The hungry little caterpillars, the larval stage of the moth, chew their way through a wide variety of vegetation. Brown patches on the tundra, willow bushes cleared of leaves and even chewed up rhubarb bear testimony to their great numbers and enormous appetite.
“They have a range of hosts,” said Dr. Stephen Burr, entomologist with the U.S. Forest Service based in Fairbanks. While they are found in large numbers on the willows locally they also can eat conifers, blueberry bushes and other types of vegetation according to Dr. Burr. Scientists describe them as “polyphagous,” meaning they eat a variety of plants.
The critter’s scientific name is Orgyia antiqua, and also known as the Vapourer moth, the rusty tussock moth is in the family Erebidae. They are native to Europe but have been in North America for a long time.
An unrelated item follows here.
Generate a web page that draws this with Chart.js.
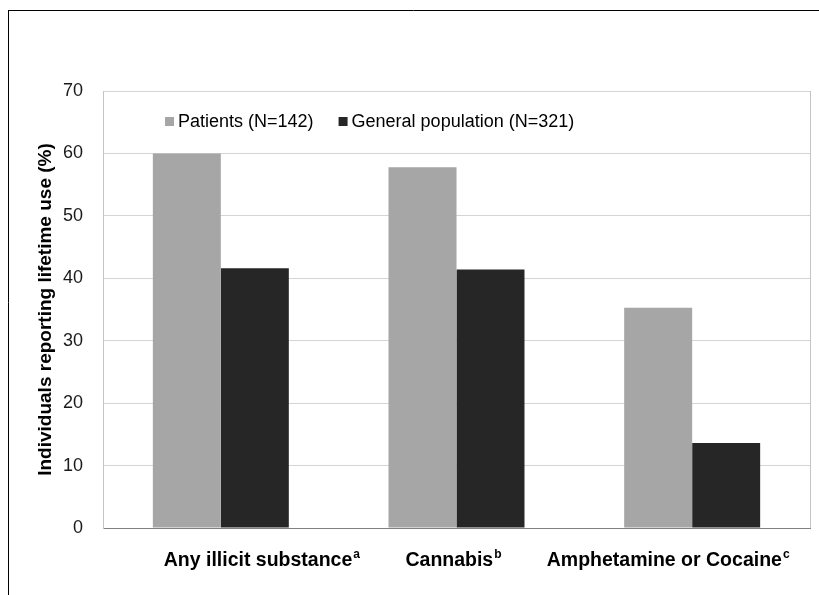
<!DOCTYPE html>
<html>
<head>
<meta charset="utf-8">
<script src="https://cdn.jsdelivr.net/npm/chart.js@4"></script>
<style>
  html, body { margin: 0; padding: 0; background: #fff; }
  canvas { display: block; }
</style>
</head>
<body>
<canvas id="chart" width="819" height="595"></canvas>
<script>
// Lifetime use of illicit substances, patients vs. general population
const categories = ['Any illicit substance', 'Cannabis', 'Amphetamine or Cocaine'];
const footnotes = ['a', 'b', 'c'];
const seriesNames = ['Patients (N=142)', 'General population (N=321)'];
const patients = [60.0, 57.8, 35.3];
const generalPopulation = [41.6, 41.4, 13.6];
const yAxisTitle = 'Individuals reporting lifetime use (%)';
const yMin = 0, yMax = 70, yStep = 10;

// presentation settings
const FONT = '"Liberation Sans", Arial, sans-serif';
const COLORS = ['#a6a6a6', '#262626'];
const LABEL_SHIFT = [41, -3, -24];   // horizontal nudge of each category label

const framePlugin = {
  id: 'frame',
  beforeDraw(chart) {
    const ctx = chart.ctx;
    ctx.save();
    ctx.strokeStyle = '#000';
    ctx.lineWidth = 1;
    ctx.beginPath();
    ctx.moveTo(8, 10.5); ctx.lineTo(chart.width, 10.5);
    ctx.moveTo(8.5, 10); ctx.lineTo(8.5, chart.height);
    ctx.stroke();
    ctx.restore();
  },
  beforeDatasetsDraw(chart) {
    const { ctx, chartArea } = chart;
    ctx.save();
    ctx.strokeStyle = '#c4c4c4';
    ctx.lineWidth = 1;
    ctx.beginPath();
    ctx.moveTo(Math.round(chartArea.right) + 0.5, chartArea.top);
    ctx.lineTo(Math.round(chartArea.right) + 0.5, chartArea.bottom);
    ctx.stroke();
    ctx.restore();
  },
  afterDraw(chart) {
    const ctx = chart.ctx;
    const xs = chart.scales.x;
    ctx.save();
    // category labels with footnote marks
    ctx.fillStyle = '#000';
    ctx.textBaseline = 'alphabetic';
    ctx.textAlign = 'left';
    const gap = 1;
    categories.forEach((name, i) => {
      ctx.font = 'bold 19.5px ' + FONT;
      const w1 = ctx.measureText(name).width;
      ctx.font = 'bold 12px ' + FONT;
      const w2 = ctx.measureText(footnotes[i]).width;
      const start = xs.getPixelForValue(i) + LABEL_SHIFT[i] - (w1 + w2 + gap) / 2;
      ctx.font = 'bold 19.5px ' + FONT;
      ctx.fillText(name, start, 566);
      ctx.font = 'bold 12px ' + FONT;
      ctx.fillText(footnotes[i], start + w1 + gap, 558);
    });
    // legend inside the plot area
    ctx.font = '18px ' + FONT;
    ctx.textBaseline = 'middle';
    let x = 165;
    chart.data.datasets.forEach((ds) => {
      ctx.fillStyle = ds.backgroundColor;
      ctx.fillRect(x, 117, 9, 9);
      ctx.fillStyle = '#000';
      ctx.fillText(ds.label, x + 13, 122);
      x += 13 + ctx.measureText(ds.label).width + 25;
    });
    ctx.restore();
  }
};

new Chart(document.getElementById('chart'), {
  type: 'bar',
  data: {
    labels: categories,
    datasets: [
      { label: seriesNames[0], data: patients, backgroundColor: COLORS[0], borderWidth: 0 },
      { label: seriesNames[1], data: generalPopulation, backgroundColor: COLORS[1], borderWidth: 0 }
    ]
  },
  options: {
    responsive: false,
    devicePixelRatio: 1,
    animation: false,
    layout: { padding: { left: 0, right: 9, top: 91, bottom: 67 } },
    datasets: { bar: { categoryPercentage: 0.577, barPercentage: 1.0 } },
    plugins: {
      legend: { display: false },
      tooltip: { enabled: false }
    },
    scales: {
      x: {
        z: 1,
        ticks: { display: false },
        grid: { display: false, drawTicks: false },
        border: { display: true, color: '#808080', width: 1 },
        afterFit(scale) { scale.height = 0; }
      },
      y: {
        min: yMin, max: yMax,
        ticks: {
          stepSize: yStep,
          color: '#1a1a1a',
          font: { family: FONT, size: 18 },
          padding: 20
        },
        grid: { color: '#d4d4d4', drawTicks: false, lineWidth: 1 },
        border: { display: true, color: '#c4c4c4', width: 1 },
        title: {
          display: true,
          text: yAxisTitle,
          color: '#000',
          font: { family: FONT, size: 19, weight: 'bold' },
          padding: { top: 34, bottom: 0 }
        },
        afterFit(scale) { scale.width = 103; }
      }
    }
  },
  plugins: [framePlugin]
});
</script>
</body>
</html>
Dr. Burr checked records and found Alaska has seen infestations in the Mat-Su Valley in 2010 and there have been outbreaks in 2003 and 1997. In the Mat-Su 55,000 acres were affected but damage to vegetation was not permanent. In Fairbanks they did eat blueberries. Whether they will be damaging local berries Dr. Burr could not say.
The caterpillars are dark and hairy and named because of the “tussocks” of hair along their back. The adult male flies, the female does not. When they appear in large numbers, as they are doing around Nome, they can defoliate large areas. There is one generation a year and the infestations generally don’t last for more than three years. The eggs are laid on the host material, usually willows, in the fall and the eggs hatch the following spring.
One characteristic of the moth is they can cause dermatitis, a type of skin irritation, if people touch the hairs of the caterpillars. “If there are a lot of caterpillars, and their hairs are in the air, my eyes always get really itchy,” said Dr. Connie Mehmel, a U.S. Forest Service entomologist based in Wenatchee, Washington. “Most people are allergic, and they can really cause skin irritations.” She said the hairs of the caterpillar look like tiny harpoons under the microscope.
Because of damage to forests in Northern California, Oregon, and Washington during tussock moth outbreaks the U.S. Forest Service has sprayed affected areas with an innovative pesticide. A lab in Corvallis, Oregon concocted a thick liquid from a virus that kills the moths. The virus is mixed with water and molasses and sprayed on the forest by helicopter. The virus does not affect other insects or animals.
This year in the Blewett Pass area of Central Washington they sprayed for two days in June. In the mid-70s a serious outbreak was sprayed with DDT, a toxic chemical now banned. That was the last time the pesticide was ever used in a national forest, according to Dr. Mehmel.